Qui pourra rester debout ?

     Dès le départ, la première lecture, tirée du livre de Malachie,  (3, 1-4) nous situe dans le contexte : Soudain viendra dans son Temple le Seigneur que vous cherchez. Les paroles du prophète trouvent leur accomplissement dans la joie de Syméon poussé par l’Esprit au sanctuaire et qui voit finalement celui-là même qui apporte le salut pour son peuple. Et la question de Malachie, Qui pourra rester debout lorsqu’il se montrera ?, se déploie en quelque sorte dans ces mots de Syméon : Ton fils, qui est là, provoquera la chute et le relèvement de beaucoup en Israël. Et la conclusion de son oracle : Ainsi seront dévoilées les pensées secrètes d’un grand nombre, annonce l’aboutissement du processus de purification que dépeint la première lecture.
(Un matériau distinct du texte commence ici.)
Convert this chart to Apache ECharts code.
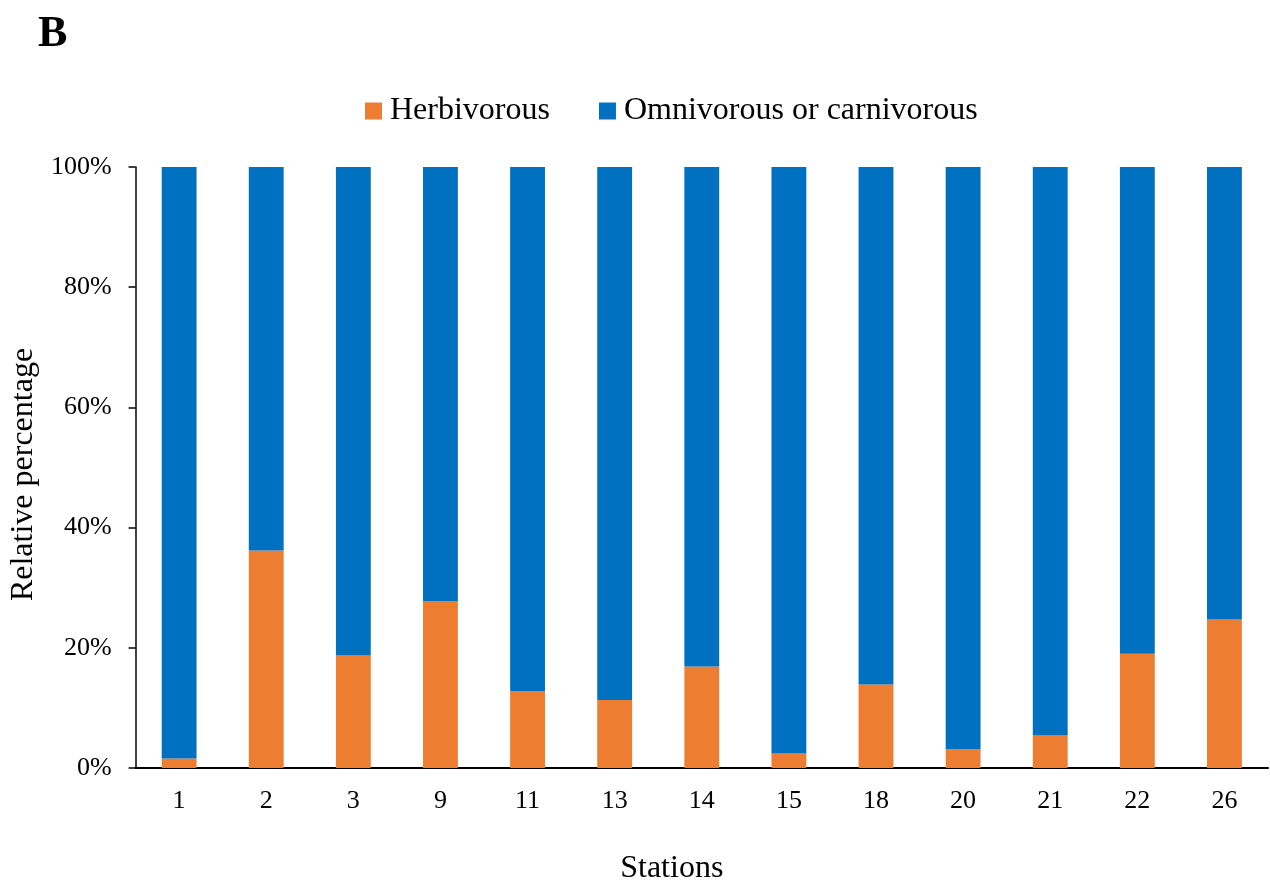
<!DOCTYPE html>
<html>
<head>
<meta charset="utf-8">
<title>Feeding groups by station</title>
<script src="https://cdn.jsdelivr.net/npm/echarts@6/dist/echarts.min.js"></script>
<style>
  html, body { margin: 0; padding: 0; background: #ffffff; }
  #chart { width: 1270px; height: 890px; }
</style>
</head>
<body>
<div id="chart"></div>
<script>
// Sampling stations
const stations = ['1', '2', '3', '9', '11', '13', '14', '15', '18', '20', '21', '22', '26'];
// Relative percentage of herbivorous taxa per station
const herbivorous = [1.6, 36.2, 18.7, 27.8, 12.8, 11.3, 16.9, 2.4, 13.9, 3.1, 5.4, 19.0, 24.7];
// Relative percentage of omnivorous or carnivorous taxa per station
const omnivorous = [98.4, 63.8, 81.3, 72.2, 87.2, 88.7, 83.1, 97.6, 86.1, 96.9, 94.6, 81.0, 75.3];
// Y axis ticks
const yTicks = [0, 20, 40, 60, 80, 100];

const font = '"Liberation Serif", "Times New Roman", serif';
const chart = echarts.init(document.getElementById('chart'), null, { renderer: 'canvas' });

chart.setOption({
  animation: false,
  backgroundColor: '#ffffff',
  title: {
    text: 'B',
    left: 33,
    top: 8,
    textStyle: { fontFamily: font, fontWeight: 'bold', fontSize: 44, color: '#000' }
  },
  legend: {
    top: 95,
    left: 365,
    padding: 0,
    itemWidth: 17,
    itemHeight: 17,
    itemGap: 49,
    icon: 'rect',
    textStyle: { fontFamily: font, fontSize: 32, color: '#000', padding: [0, 0, 0, 3] },
    data: ['Herbivorous', 'Omnivorous or carnivorous']
  },
  grid: { left: 132, right: 2, top: 167, bottom: 116, containLabel: false },
  xAxis: {
    type: 'category',
    data: stations,
    name: 'Stations',
    nameLocation: 'middle',
    nameGap: 85,
    nameTextStyle: { fontFamily: font, fontSize: 32, color: '#000', padding: [0, 60, 0, 0] },
    axisLine: { lineStyle: { color: '#000', width: 2 } },
    axisTick: { show: false },
    axisLabel: { fontFamily: font, fontSize: 26, color: '#000', margin: 20 }
  },
  yAxis: {
    type: 'value',
    min: yTicks[0],
    max: yTicks[yTicks.length - 1],
    interval: yTicks[1] - yTicks[0],
    name: 'Relative percentage',
    nameLocation: 'middle',
    nameGap: 86,
    nameTextStyle: { fontFamily: font, fontSize: 32, color: '#000', padding: [0, 14, 0, 0] },
    axisLine: { show: true, lineStyle: { color: '#000', width: 1.5 } },
    axisTick: { show: true, length: 7, lineStyle: { color: '#000', width: 1.5 } },
    splitLine: { show: false },
    axisLabel: { fontFamily: font, fontSize: 26, color: '#000', margin: 24, formatter: '{value}%' }
  },
  series: [
    {
      name: 'Herbivorous',
      type: 'bar',
      stack: 'total',
      barWidth: '40%',
      itemStyle: { color: '#ED7D31' },
      data: herbivorous
    },
    {
      name: 'Omnivorous or carnivorous',
      type: 'bar',
      stack: 'total',
      barWidth: '40%',
      itemStyle: { color: '#0070C0' },
      data: omnivorous
    }
  ]
});
</script>
</body>
</html>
En tout semblable à ses frères

     Alors que l’évangile situe résolument Jésus dans la tradition de son peuple, l’auteur de la deuxième lecture (He 2, 14-18) rappelle que la portée de son œuvre dépasse largement tout ce que les rituels du Temple pouvaient accomplir. L’auteur souligne la solidarité du Christ avec les humains, les « fils d’Abraham » comme il les appelle. Il est venu les délivrer du «pouvoir de la mort» non pas d’un coup de baguette magique mais en se faisant pleinement partenaire de la condition humaine. Les prêtres israélites étaient aussi, bien entendu, des humains qui ont partagé les joies et les peines, les plaisirs et les souffrances de leurs semblables. Mais ce qu’ils offraient à l’occasion des cérémonies au Temple était systématiquement extérieur à eux-mêmes : des animaux, des herbes, du parfum… Le Christ, lui, a offert sa propre vie, non pas pour satisfaire les caprices d’un dieu sanguinaire, mais par amour envers ses frères et sœurs. C’est ce qui, aux yeux de l’auteur de la Lettre aux Hébreux, fait de lui le grand prêtre qui surpasse tous les autres et qui rend caducs les sacrifices prescrits par la loi de Moïse.